Cathrine’s Recommendations

Everyday Drinking Wine (less than $15)

2013 Zanasi Pignoletto Frizzante, Emilia-Romagna, Italy ($13): 100% Pignoletto. This is a fun everyday sparkling wine that is different from your everyday Prosecco. It is made from the Pignoletto grape which gives high acidity, more citrus notes and it has more body on the palate. And surprisingly, it has held up well with a few years under its belt. Is Pignoletto meant to age? That is a discussion for another article.

Special Occasion Wine (from $15 to $50)

Trentodoc sparkling wines are typically in the ‘special occasion wine’ price range and so I recommend three that I tasted a couple of weeks ago.

NV Moser 51,151 Spumante Metodo Classico Brut, Trento, Trentino-Alto Adige, Italy ($26):  100% Chardonnay. This wine really impressed me because honestly I was not expecting much. Since it was a non-vintage wine, the price was below $30 and the name pays homage to the father’s, Francesco Moser, cycling record; and even though I enjoyed the story of the name, I thought that this sparkling wine would not be that special. But the wine spoke for itself and was extremely elegant with white flowers, intense minerality and long, refined finish.
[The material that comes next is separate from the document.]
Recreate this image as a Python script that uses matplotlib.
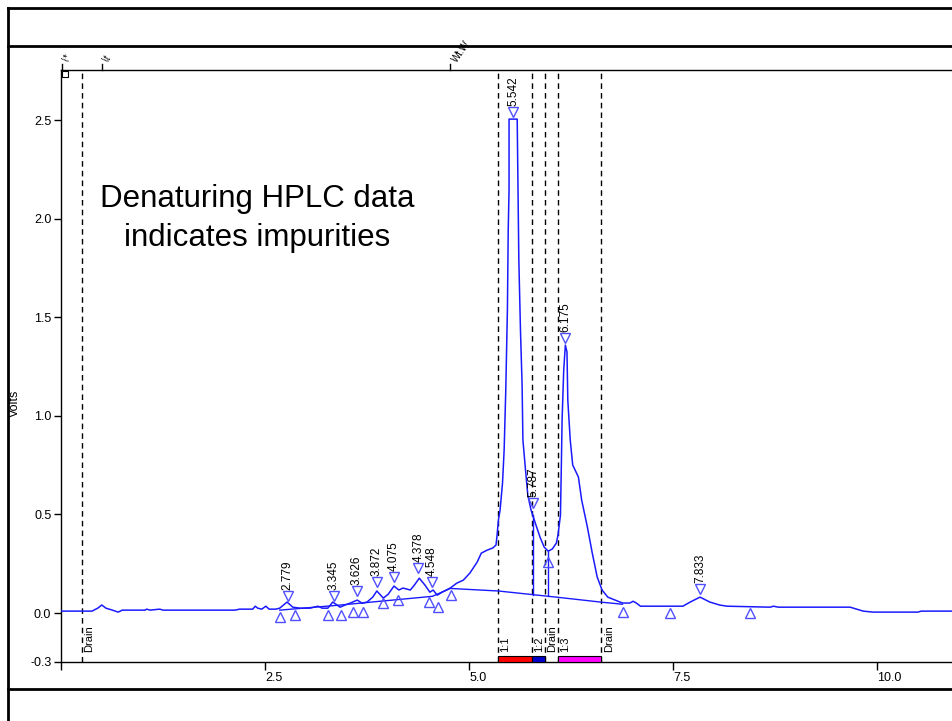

2008 Fratelli Lunelli Ferrari Metodo Classico Perlè Brut, Trento Millesimato, Trentino-Alto Adige, Italy ($30 currently for the 2007): 100% Chardonnay. Ferrari is the most famous producer in the region, and once you taste their stunning wines you know why. This sparkling wine had layers of complexity with white stones, pristine fruit flavors, lemon blossom with a heavenly hint of blanched almonds – very pure and precise.

2008 Altemasi Graal Riserva Metodo Classico Brut, Trento, Trentino-Alto Adige, Italy ($32 currently for the 2006): 70% Chardonnay & 30% Pinot Nero. This sparkling wine had more flesh with notes of peach skin, again, a white stony minerality, ripe red apple and a rich, creamy palate.

Fantasy Wine (over $50)

2011 Le Pianelle, Bramaterra DOC, Alto Piemonte (Northern Piedmont), Italy ($53): Mostly Nebbiolo and the local varieties Vespolina and Croatina added to the blend. This keeps within the theme of recommending wines that are unknown gems in Italy. Many of us have heard of Barolo and Barbaresco in Piedmont but Piedmont has other areas that make great Nebbiolo wines. Also, Bramaterra is also noted as being the second place in Italy to bottle wine (Marsala being the first). This wine was very elegant with whimsical notes of purple flowers and smoky minerality, yet it gave great flesh on the palate.